I Do: Bulgaria Goes To the Altar Despite Jitters Over the Euro

Next year, the poorest member of the European Union, Bulgaria, a Slavic-majority country with deep cultural ties to Russia and formerly one of the most ardent members of the Warsaw Pact, will join the eurozone. 

It’s a big but important step, especially now, say those who joined earlier. 

“Joining the euro area is the best investment Bulgaria can make in its future,” said European Commission Vice President Valdis Dombrovskis, a Latvian. “Given the geopolitical situation in the region and Russia’s war against Ukraine, the euro acts as a shield… Our savings are safe, the currency is stable, and our countries have proven resilient in the face of consecutive economic shocks.” 

Bulgaria’s currency, the lev, has been pegged to the euro since 1999, eight years before the country joined the bloc in 2007. Its monetary policy has not been independent for years, say analysts. So the transition to a new currency there is not fraught with the same level of economic peril as, say, Argentine President Javier Milei’s proposal for his cash-starved country to adopt the US dollar. 

The euro will help eliminate currency conversion costs, improve price transparency, and potentially give more Bulgarians access to cheaper financing and more foreign investment, say proponents. The country has low debt and 2.7 percent inflation, or 0.1 percent less than the high benchmark for eurozone membership. The transition would also signal how Bulgaria has made progress in its decades-long crackdown on corruption, especially in preserving judicial independence and squashing money laundering. 

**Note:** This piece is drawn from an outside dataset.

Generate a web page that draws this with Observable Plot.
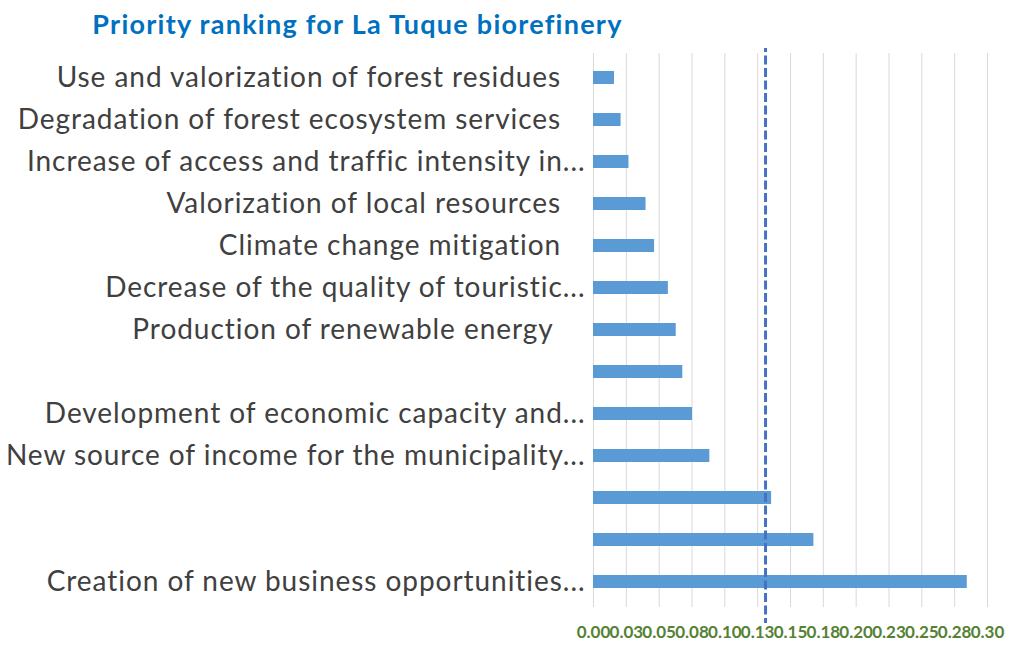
<!DOCTYPE html>
<html>
<head>
<meta charset="utf-8">
<script src="https://cdn.jsdelivr.net/npm/d3@7"></script>
<script src="https://cdn.jsdelivr.net/npm/@observablehq/plot@0.6"></script>
<style>
  body { margin: 0; background: #fff; }
  #wrap { position: relative; width: 1010px; height: 646px; }
  #title { position: absolute; left: 0; top: 7px; width: 715px; text-align: center;
           font: bold 27px Lato, "Open Sans", sans-serif; letter-spacing: 1.25px; color: #0070c0; height: 40px; }
  #chart { position: absolute; left: 0; top: 48px; }
  #chart svg text { white-space: pre; }
  #chart svg g[aria-label="y-axis tick label"] text { letter-spacing: 0.95px; }
</style>
</head>
<body>
<div id="wrap">
  <div id="title">Priority ranking for La Tuque biorefinery</div>
  <div id="chart"></div>
</div>
<script>
const labels = [
  "Use and valorization of forest residues   ",
  "Degradation of forest ecosystem services   ",
  "Increase of access and traffic intensity in...",
  "Valorization of local resources   ",
  "Climate change mitigation   ",
  "Decrease of the quality of touristic...",
  "Production of renewable energy    ",
  "",
  "Development of economic capacity and...",
  "New source of income for the municipality...",
  "",
  "",
  "Creation of new business opportunities..."
];
const values = [0.016, 0.021, 0.027, 0.040, 0.0465, 0.057, 0.063, 0.068, 0.0754, 0.0886, 0.1356, 0.1678, 0.2846];
const meanValue = 0.131;
const tickValues = [0, 0.025, 0.05, 0.075, 0.1, 0.125, 0.15, 0.175, 0.2, 0.225, 0.25, 0.275, 0.3];
const tickLabels = ["0.00","0.03","0.05","0.08","0.10","0.13","0.15","0.18","0.20","0.23","0.25","0.28","0.30"];

const rows = values.map((v, i) => ({i, value: v}));

const chart = Plot.plot({
  width: 1010,
  height: 598,
  marginLeft: 593,
  marginRight: 23,
  marginTop: 5,
  marginBottom: 39,
  style: {fontFamily: "Lato, 'Open Sans', sans-serif", background: "#fff"},
  x: {domain: [0, 0.3]},
  y: {domain: d3.range(labels.length), paddingInner: 0.69, paddingOuter: 0.3625},
  marks: [
    Plot.gridX(tickValues, {stroke: "#d9d9d9", strokeOpacity: 1, strokeWidth: 1}),
    Plot.barX(rows, {x: "value", y: "i", fill: "#5b9bd5"}),
    Plot.ruleX([meanValue], {stroke: "#4472c4", strokeWidth: 3, strokeDasharray: "9,3.5", insetTop: -10, insetBottom: -16}),
    Plot.axisY({tickSize: 0, tickPadding: 8, fontSize: 28, fill: "#404040", label: null,
                tickFormat: i => labels[i]}),
    Plot.axisX(tickValues, {tickSize: 0, tickPadding: 18, fontSize: 17, fontWeight: "bold", fill: "#548235",
                label: null, tickFormat: (d, i) => tickLabels[i]})
  ]
});
document.getElementById("chart").appendChild(chart);
</script>
</body>
</html>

Bulgarian Prime Minister Rosen Željazkov said the EU’s recent green light for the Balkan country to adopt the euro next year confirmed its progress. “A remarkable day. Another step forward on Bulgaria’s path to the euro… This follows years of reforms, commitment, and alignment with our European partners,” he said on X.

As Chatham House wrote, joining the bloc’s financial union puts euros in circulation, ensuring Bulgarians’ access to solid capital as the US dollar appears poised to lose its status as the world’s reserve currency.

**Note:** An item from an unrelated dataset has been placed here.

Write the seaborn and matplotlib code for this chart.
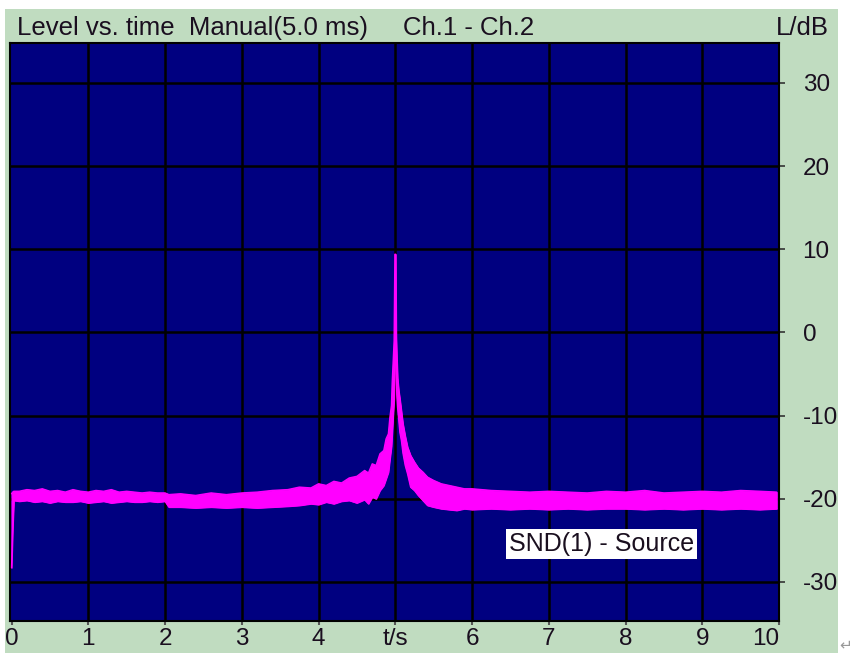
import numpy as np
import pandas as pd
import matplotlib.pyplot as plt
import seaborn as sns

sns.set_theme(style='dark')
plt.rcParams['font.family'] = ['Liberation Sans', 'DejaVu Sans']

# level vs. time: upper and lower edge of the noisy band
time_s = [0.00, 0.015, 0.03, 0.1, 0.2, 0.3, 0.4, 0.5, 0.6, 0.7, 0.8, 0.9, 1.0,
          1.1, 1.2, 1.3, 1.4, 1.5, 1.6, 1.7, 1.8, 1.9, 2.0,
          2.05, 2.2, 2.4, 2.6, 2.8, 3.0, 3.2, 3.4, 3.6, 3.75,
          3.9, 4.0, 4.1, 4.2, 4.3, 4.4, 4.5, 4.6, 4.65, 4.7,
          4.75, 4.8, 4.85, 4.88, 4.91, 4.93, 4.95, 4.96, 4.975, 4.985,
          4.995, 5.005, 5.012, 5.02, 5.03, 5.045, 5.06, 5.08, 5.1, 5.13,
          5.16, 5.2, 5.25, 5.3, 5.36, 5.42, 5.5, 5.6, 5.7, 5.8,
          5.9, 6.0,
          6.25, 6.5, 6.75, 7.0, 7.25, 7.5, 7.75, 8.0, 8.25, 8.5, 8.75, 9.0,
          9.25, 9.5, 9.75, 9.97]
upper_db = [-19.4, -19.2, -19.1, -19.1, -18.9, -19.0, -18.8, -19.1, -19.0, -19.2, -18.9, -19.1, -19.2,
            -19.0, -19.1, -18.9, -19.2, -19.1, -19.2, -19.3, -19.2, -19.3, -19.3,
            -19.5, -19.4, -19.6, -19.3, -19.5, -19.3, -19.2, -19.0, -18.9, -18.6,
            -18.7, -18.2, -18.4, -17.9, -18.1, -17.5, -17.3, -16.6, -16.9, -15.8,
            -16.0, -14.6, -14.2, -12.8, -12.2, -10.2, -8.8, -6.0, -3.0, -1.0,
            9.4, 9.4, -0.5, -3.0, -5.5, -7.0, -8.0, -9.5, -11.0, -12.5,
            -13.8, -14.8, -15.6, -16.3, -16.8, -17.4, -17.8, -18.2, -18.4, -18.6,
            -18.8, -18.8,
            -19.0, -19.1, -19.2, -19.1, -19.2, -19.3, -19.1, -19.2, -19.0, -19.3, -19.2, -19.1,
            -19.2, -19.0, -19.1, -19.2]
lower_db = [-28.3, -23.6, -20.2, -20.3, -20.2, -20.4, -20.3, -20.5, -20.3, -20.4, -20.4, -20.3, -20.5,
            -20.4, -20.3, -20.5, -20.4, -20.3, -20.4, -20.4, -20.3, -20.4, -20.3,
            -21.0, -21.0, -21.1, -21.0, -21.1, -21.0, -21.1, -21.0, -20.9, -20.8,
            -20.6, -20.7, -20.4, -20.6, -20.3, -20.2, -20.5, -20.1, -20.6, -19.8,
            -20.0, -19.0, -18.4, -17.6, -16.8, -15.2, -13.7, -12.0, -9.5, -8.0,
            -2.0, -0.5, -5.0, -7.5, -9.0, -10.5, -12.0, -13.0, -14.5, -16.0,
            -17.0, -18.6, -19.0, -19.6, -20.2, -20.8, -21.0, -21.2, -21.3, -21.4,
            -21.2, -21.3,
            -21.2, -21.3, -21.2, -21.3, -21.2, -21.3, -21.2, -21.2, -21.3, -21.2, -21.3, -21.2,
            -21.3, -21.2, -21.3, -21.2]

x_ticks = [0, 1, 2, 3, 4, 5, 6, 7, 8, 9, 10]
x_labels = ['0', '1', '2', '3', '4', 't/s', '6', '7', '8', '9', '10']
y_ticks = [-30, -20, -10, 0, 10, 20, 30]

df = pd.DataFrame({'t': time_s, 'hi': upper_db, 'lo': lower_db})

W, H = 855, 653
fig = plt.figure(figsize=(W / 100, H / 100), dpi=100)
fig.patch.set_facecolor('white')

# green panel behind everything
panel = plt.Rectangle((5 / W, 0), 833 / W, 1 - 9 / H, transform=fig.transFigure,
                      facecolor='#c0dcc0', edgecolor='none', zorder=-10)
fig.patches.append(panel)

ax = fig.add_axes([10 / W, 1 - 621 / H, 769 / W, 578 / H])
ax.set_zorder(1)
ax.set_facecolor('#000080')

ax.fill_between(df['t'], df['lo'], df['hi'], color='#ff00ff', linewidth=0.8,
                edgecolor='#ff00ff', zorder=3)
sns.lineplot(data=df, x='t', y='hi', ax=ax, color='#ff00ff', linewidth=1.0, zorder=3)
sns.lineplot(data=df, x='t', y='lo', ax=ax, color='#ff00ff', linewidth=1.0, zorder=3)

ax.set_xlim(-0.02, 9.97)
ax.set_ylim(-34.7, 34.8)

for xv in x_ticks[1:-1]:
    ax.axvline(xv, color='black', linewidth=1.8, zorder=2)
for yv in y_ticks:
    ax.axhline(yv, color='black', linewidth=1.8, zorder=2)
ax.grid(False)

ax.set_xticks(x_ticks)
ax.set_xticklabels(x_labels)
ax.set_yticks(y_ticks)
ax.set_yticklabels([str(v) for v in y_ticks])
ax.yaxis.tick_right()
ax.tick_params(axis='x', direction='out', length=3, width=1.5, color='#555555',
               labelsize=17.5, labelcolor='#1a0f1f', pad=2, bottom=True)
ax.tick_params(axis='y', direction='out', length=4, width=1.2, color='#333333',
               labelsize=17.5, labelcolor='#1a0f1f', pad=13, right=True, left=False)
ax.get_xticklabels()[-1].set_horizontalalignment('right')
ax.set_xlabel('')
ax.set_ylabel('')

for s in ax.spines.values():
    s.set_visible(True)
    s.set_color('black')
    s.set_linewidth(1.5)

ax.text(7.69, -25.4, 'SND(1) - Source', fontsize=18, color='#1a0f1f',
        ha='center', va='center', zorder=5,
        bbox=dict(boxstyle='square,pad=0.12', facecolor='white', edgecolor='none'))

fig.text(17 / W, 1 - 28 / H, 'Level vs. time  Manual(5.0 ms)', fontsize=18.5,
         color='#1a0f1f', ha='left', va='center')
fig.text(403 / W, 1 - 28 / H, 'Ch.1 - Ch.2', fontsize=18.5,
         color='#1a0f1f', ha='left', va='center')
fig.text(829 / W, 1 - 28 / H, 'L/dB', fontsize=18.5,
         color='#1a0f1f', ha='right', va='center')
fig.text(846 / W, 1 - 645 / H, '\u21b5', fontsize=11, color='#999999',
         ha='center', va='center', family=['DejaVu Sans'])

fig.savefig('out.png', dpi=100)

While joining the eurozone will largely be positive in the long run, it nonetheless entails trade-offs, noted the World Economic Forum. For example, Bulgaria must now adhere to eurozone fiscal rules and potentially face more disruption from economic shocks in other eurozone countries. Some observers fear price spikes as merchants and others round up as they convert lev to euros, too, added CNBC.

Within Bulgaria, Eurosceptics and nationalists who often identify with Russia have opposed joining the eurozone, saying it represents a surrender of their sovereignty to foreign bureaucrats. In a May poll, 38 percent of Bulgarians opposed the euro. Only 21 percent wanted to adopt it in January, wrote Yuxiang Lin, a doctoral researcher in Russian, European and Eurasian Studies at the University of Birmingham, in the Conversation.

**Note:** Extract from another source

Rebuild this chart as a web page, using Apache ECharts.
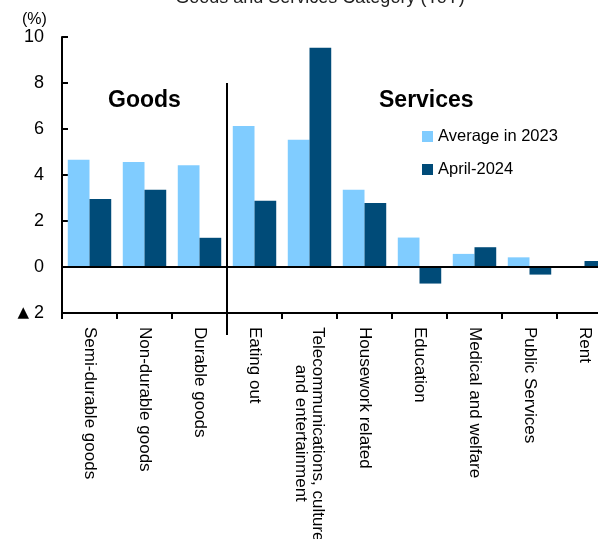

Meanwhile, thousands of Bulgarians have taken to the streets of the capital, Sofia, and other major cities recently to protest the adoption of the euro and to demand a referendum on the move.

The protesters, led by civic groups and nationalist parties, sang patriotic songs, carried flags of the pro-Russian Vazrazhdane party, and shouted slogans like “Freedom for the Bulgarian lev” and “The battle for the Bulgarian lev is the last battle for Bulgaria,” the Associated Press reported.

President Rumen Radev, who has called for a referendum on the accession date and claimed that Bulgaria’s lack of preparation for the euro may deepen poverty, supports the rallies.

“The protests we’re seeing, the opinion polls, the whole debate over a month now is showing that people want to be heard,” Radev said, according to a report by the public Bulgarian National Radio. “They’re the ones that face the prices which the state obviously can’t cope with.”